Strangely, it’s not the emcees that are long in the tooth throwing things off balance by casting a critical glare at the new school. On “Sing Like Bilal,”Joell Ortiz rails against big label politics and the cooler than thou aesthetic of many current artists, yet he spends a majority of the song using the technique popularized by Drake of dropping similes which substitute an intentional pause for the word “like.” The irony, of course, is that Drake is the one often (and rightfully) criticized for his cooler than thou aura, and Ortiz is soon to also be entrenched in the “big label politics” of the Shady/Aftermath/Interscope conglomerate. None of this makes the music any less enjoyable. But it points out the difficulty in trying to recreate a bygone era in Hip Hop music, when listeners are seemingly bombarded by a new subgenre every six months.

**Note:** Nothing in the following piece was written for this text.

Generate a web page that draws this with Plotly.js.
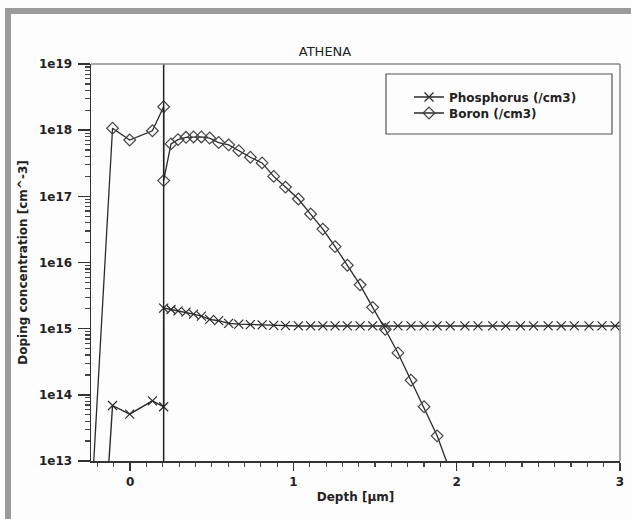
<!DOCTYPE html>
<html>
<head>
<meta charset="utf-8">
<script src="https://cdn.plot.ly/plotly-3.0.1.min.js"></script>
<style>
  html, body { margin: 0; padding: 0; background: #ffffff; }
  #wrap { position: relative; width: 631px; height: 519px; overflow: hidden; background: #fdfdfd; }
  #chart { position: absolute; left: 0; top: 0; width: 631px; height: 519px; }
  #frame { position: absolute; left: 5px; top: 8px; width: 700px; height: 600px;
           border-top: 6px solid #9b9b9b; border-left: 6px solid #9b9b9b; pointer-events: none; }
</style>
</head>
<body>
<div id="wrap">
  <div id="chart"></div>
  <div id="frame"></div>
</div>
<script>
// ---- data ----
const boronDepth = [-0.235, -0.108, -0.003, 0.136, 0.205, 0.205, 0.25, 0.293, 0.342, 0.388, 0.436, 0.487,
  0.542, 0.603, 0.665, 0.736, 0.808, 0.879, 0.951, 1.03, 1.105, 1.18, 1.255, 1.33, 1.408, 1.485,
  1.562, 1.64, 1.72, 1.8, 1.88, 1.96];
const boronConc = [3e12, 1.07e18, 7.1e17, 9.8e17, 2.26e18, 1.73e17, 6.2e17, 7.2e17, 7.8e17, 7.9e17, 7.9e17, 7.6e17,
  6.5e17, 6.0e17, 4.9e17, 3.9e17, 3.2e17, 2.0e17, 1.38e17, 9.1e16, 5.4e16, 3.2e16, 1.74e16, 9.1e15, 4.6e15, 2.1e15,
  9.8e14, 4.3e14, 1.66e14, 6.6e13, 2.4e13, 7e12];

const phosDepth = [-0.235, -0.108, -0.003, 0.136, 0.205, 0.205, 0.25, 0.293, 0.342, 0.388, 0.436, 0.487,
  0.542, 0.603, 0.665, 0.736, 0.808, 0.879, 0.951, 1.03, 1.105, 1.18, 1.255, 1.33, 1.408, 1.485,
  1.562, 1.64, 1.72, 1.8, 1.88, 1.96, 2.05, 2.13, 2.22, 2.30, 2.39, 2.47, 2.56, 2.64, 2.72, 2.81,
  2.89, 2.97, 3.06];
const phosConc = [1e9, 6.9e13, 5.1e13, 8.1e13, 6.6e13, 2.04e15, 1.95e15, 1.86e15, 1.78e15, 1.66e15, 1.55e15, 1.38e15,
  1.32e15, 1.2e15, 1.17e15, 1.15e15, 1.14e15, 1.12e15, 1.11e15, 1.1e15, 1.1e15, 1.1e15, 1.1e15, 1.1e15, 1.1e15, 1.1e15,
  1.1e15, 1.1e15, 1.1e15, 1.1e15, 1.1e15, 1.1e15, 1.1e15, 1.1e15, 1.1e15, 1.1e15, 1.1e15, 1.1e15, 1.1e15, 1.1e15, 1.1e15, 1.1e15,
  1.1e15, 1.1e15, 1.1e15];

const boundaryDepth = 0.205;
const yTickVals = [1e13, 1e14, 1e15, 1e16, 1e17, 1e18, 1e19];
const yTickText = ['1e13', '1e14', '1e15', '1e16', '1e17', '1e18', '1e19'];
const xTickVals = [0, 1, 2, 3];
const xTickText = ['0', '1', '2', '3'];
const seriesNames = ['Phosphorus (/cm3)', 'Boron (/cm3)'];

// ---- drawing ----
const W = 631, H = 519;
const M = {l: 91, r: 11, t: 64, b: 58};
const pw = W - M.l - M.r, ph = H - M.t - M.b;
const px2paperX = v => (v - M.l) / pw;
const px2paperY = v => (H - M.b - v) / ph;

const F = 'DejaVu Sans, Verdana, sans-serif';
const ink = '#2a2a2a';

const traces = [
  {
    x: phosDepth, y: phosConc, name: seriesNames[0], type: 'scatter', mode: 'lines+markers',
    line: {color: ink, width: 1.4},
    marker: {symbol: 'x-thin-open', size: 9, color: ink, line: {color: ink, width: 1.2}},
    legend: 'legend'
  },
  {
    x: boronDepth, y: boronConc, name: seriesNames[1], type: 'scatter', mode: 'lines+markers',
    line: {color: ink, width: 1.3},
    marker: {symbol: 'diamond-open', size: 9, color: '#444', line: {color: '#444', width: 1.2}},
    legend: 'legend2'
  }
];

const legendCommon = {
  xref: 'paper', yref: 'paper', xanchor: 'left', yanchor: 'middle',
  bgcolor: 'rgba(0,0,0,0)', borderwidth: 0,
  font: {family: F, size: 12, color: '#222', weight: 'bold'}
};

const layout = {
  width: W, height: H,
  margin: M,
  paper_bgcolor: 'rgba(0,0,0,0)', plot_bgcolor: 'rgba(0,0,0,0)',
  font: {family: F, size: 12, color: '#222'},
  title: {text: 'ATHENA', xref: 'container', yref: 'container', x: 325 / W, y: 1 - 51 / H,
          xanchor: 'center', yanchor: 'middle', font: {family: F, size: 13, color: '#222'}},
  xaxis: {
    range: [-0.24, 3], tickmode: 'array', tickvals: xTickVals, ticktext: xTickText,
    ticks: 'outside', ticklen: 8, tickwidth: 1.5, tickcolor: '#333',
    minor: {dtick: 0.1, tick0: 0, ticks: 'outside', ticklen: 4, tickwidth: 1.2, tickcolor: '#444'},
    showline: true, linecolor: '#333', linewidth: 1.5, showgrid: false, zeroline: false,
    tickfont: {family: F, size: 12, color: '#222', weight: 'bold'},
    ticklabelstandoff: 1,
    title: {text: 'Depth [µm]', font: {family: F, size: 12, color: '#222', weight: 'bold'}, standoff: 4}
  },
  yaxis: {
    type: 'log', range: [13, 19], tickmode: 'array', tickvals: yTickVals, ticktext: yTickText,
    ticks: 'outside', ticklen: 12, tickwidth: 1.5, tickcolor: '#333',
    minor: {dtick: 'D1', ticks: 'outside', ticklen: 5, tickwidth: 1.2, tickcolor: '#444'},
    showline: true, linecolor: '#333', linewidth: 1.5, showgrid: false, zeroline: false,
    tickfont: {family: F, size: 12, color: '#222', weight: 'bold'},
    ticklabelstandoff: 3,
    title: {text: 'Doping concentration [cm^-3]', font: {family: F, size: 12, color: '#222', weight: 'bold'}, standoff: 8}
  },
  showlegend: true,
  legend: Object.assign({x: px2paperX(409), y: px2paperY(97)}, legendCommon),
  legend2: Object.assign({x: px2paperX(409), y: px2paperY(113)}, legendCommon),
  shapes: [
    {type: 'line', xref: 'x', yref: 'paper', x0: boundaryDepth, x1: boundaryDepth, y0: 0, y1: 1,
     line: {color: '#222', width: 1.5}},
    {type: 'line', xref: 'paper', yref: 'paper', x0: 0, x1: 1, y0: 1, y1: 1, line: {color: '#8a8a8a', width: 1.5}},
    {type: 'line', xref: 'paper', yref: 'paper', x0: 1, x1: 1, y0: 0, y1: 1, line: {color: '#8a8a8a', width: 1.5}},
    {type: 'rect', xref: 'paper', yref: 'paper', x0: px2paperX(386), x1: px2paperX(612),
     y0: px2paperY(134), y1: px2paperY(74), line: {color: '#555', width: 1.2}, fillcolor: 'rgba(0,0,0,0)'}
  ]
};

Plotly.newPlot('chart', traces, layout, {displayModeBar: false, staticPlot: true});
</script>
</body>
</html>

If you’re a fan of the brand of tri-state area Rap made between 1990 and 1998, then one of the pleasant surprises of this album is that while Hip Hop music and culture has largely been about showmanship, the values of that time period seem strangely conservative by today’s standards. Premo sticks to a simple, but winning formula because he can, and having a label (and presumably a ton of leftover Christina Aguilera money) gives him the means to. It’s ironic that “Not A Game” finds Premier sampling Allen Iverson’s infamous practice rant. An inability to adapt his skill set to modern standards currently finds A.I. trying to execute his crossover on third-tier Turkish players. Meanwhile, Premier hasn’t blatantly crossed over, but he’s clearly been able to adapt his sound and remain relevant for the over two decades.